-- Start of EXTRACTED RECORDS --

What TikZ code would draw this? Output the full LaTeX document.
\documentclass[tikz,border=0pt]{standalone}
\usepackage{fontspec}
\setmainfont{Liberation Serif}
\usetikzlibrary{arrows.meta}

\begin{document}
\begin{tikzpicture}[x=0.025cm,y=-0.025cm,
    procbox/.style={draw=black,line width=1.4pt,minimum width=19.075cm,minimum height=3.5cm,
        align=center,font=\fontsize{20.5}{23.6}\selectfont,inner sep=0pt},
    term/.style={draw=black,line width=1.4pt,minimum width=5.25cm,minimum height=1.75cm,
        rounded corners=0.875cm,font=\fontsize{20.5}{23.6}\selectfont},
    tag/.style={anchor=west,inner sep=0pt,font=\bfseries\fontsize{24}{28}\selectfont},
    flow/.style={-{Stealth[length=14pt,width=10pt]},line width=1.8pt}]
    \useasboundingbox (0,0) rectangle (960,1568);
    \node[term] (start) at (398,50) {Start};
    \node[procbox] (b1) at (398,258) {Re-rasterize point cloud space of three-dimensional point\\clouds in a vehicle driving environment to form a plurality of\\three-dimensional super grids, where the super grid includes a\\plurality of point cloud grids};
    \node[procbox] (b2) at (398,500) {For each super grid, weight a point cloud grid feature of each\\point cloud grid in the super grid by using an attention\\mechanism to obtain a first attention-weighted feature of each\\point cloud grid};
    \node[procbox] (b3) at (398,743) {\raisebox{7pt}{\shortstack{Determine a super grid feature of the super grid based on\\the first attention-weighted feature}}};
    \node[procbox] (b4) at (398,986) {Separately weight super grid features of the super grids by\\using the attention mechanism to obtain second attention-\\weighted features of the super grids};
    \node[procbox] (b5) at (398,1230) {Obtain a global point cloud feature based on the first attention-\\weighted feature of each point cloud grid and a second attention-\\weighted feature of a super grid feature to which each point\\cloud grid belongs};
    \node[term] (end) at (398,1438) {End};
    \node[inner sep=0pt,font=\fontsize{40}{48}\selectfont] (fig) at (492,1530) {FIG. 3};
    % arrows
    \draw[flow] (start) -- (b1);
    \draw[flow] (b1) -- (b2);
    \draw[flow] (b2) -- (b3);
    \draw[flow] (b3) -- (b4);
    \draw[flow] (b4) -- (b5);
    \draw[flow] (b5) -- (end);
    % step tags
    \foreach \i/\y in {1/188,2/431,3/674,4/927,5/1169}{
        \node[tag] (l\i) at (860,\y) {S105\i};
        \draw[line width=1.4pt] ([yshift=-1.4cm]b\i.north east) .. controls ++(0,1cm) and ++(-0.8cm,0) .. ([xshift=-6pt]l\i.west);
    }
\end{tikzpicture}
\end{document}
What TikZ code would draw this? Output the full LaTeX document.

-- End of EXTRACTED RECORDS --

TASK TO CARRY OUT - Repeat all of the records above exactly as written.

THE SOLUTION -
What TikZ code would draw this? Output the full LaTeX document.
\documentclass[tikz,border=0pt]{standalone}
\usepackage{fontspec}
\setmainfont{Liberation Serif}
\usetikzlibrary{arrows.meta}

\begin{document}
\begin{tikzpicture}[x=0.025cm,y=-0.025cm,
    procbox/.style={draw=black,line width=1.4pt,minimum width=19.075cm,minimum height=3.5cm,
        align=center,font=\fontsize{20.5}{23.6}\selectfont,inner sep=0pt},
    term/.style={draw=black,line width=1.4pt,minimum width=5.25cm,minimum height=1.75cm,
        rounded corners=0.875cm,font=\fontsize{20.5}{23.6}\selectfont},
    tag/.style={anchor=west,inner sep=0pt,font=\bfseries\fontsize{24}{28}\selectfont},
    flow/.style={-{Stealth[length=14pt,width=10pt]},line width=1.8pt}]
    \useasboundingbox (0,0) rectangle (960,1568);
    \node[term] (start) at (398,50) {Start};
    \node[procbox] (b1) at (398,258) {Re-rasterize point cloud space of three-dimensional point\\clouds in a vehicle driving environment to form a plurality of\\three-dimensional super grids, where the super grid includes a\\plurality of point cloud grids};
    \node[procbox] (b2) at (398,500) {For each super grid, weight a point cloud grid feature of each\\point cloud grid in the super grid by using an attention\\mechanism to obtain a first attention-weighted feature of each\\point cloud grid};
    \node[procbox] (b3) at (398,743) {\raisebox{7pt}{\shortstack{Determine a super grid feature of the super grid based on\\the first attention-weighted feature}}};
    \node[procbox] (b4) at (398,986) {Separately weight super grid features of the super grids by\\using the attention mechanism to obtain second attention-\\weighted features of the super grids};
    \node[procbox] (b5) at (398,1230) {Obtain a global point cloud feature based on the first attention-\\weighted feature of each point cloud grid and a second attention-\\weighted feature of a super grid feature to which each point\\cloud grid belongs};
    \node[term] (end) at (398,1438) {End};
    \node[inner sep=0pt,font=\fontsize{40}{48}\selectfont] (fig) at (492,1530) {FIG. 3};
    % arrows
    \draw[flow] (start) -- (b1);
    \draw[flow] (b1) -- (b2);
    \draw[flow] (b2) -- (b3);
    \draw[flow] (b3) -- (b4);
    \draw[flow] (b4) -- (b5);
    \draw[flow] (b5) -- (end);
    % step tags
    \foreach \i/\y in {1/188,2/431,3/674,4/927,5/1169}{
        \node[tag] (l\i) at (860,\y) {S105\i};
        \draw[line width=1.4pt] ([yshift=-1.4cm]b\i.north east) .. controls ++(0,1cm) and ++(-0.8cm,0) .. ([xshift=-6pt]l\i.west);
    }
\end{tikzpicture}
\end{document}
What TikZ code would draw this? Output the full LaTeX document.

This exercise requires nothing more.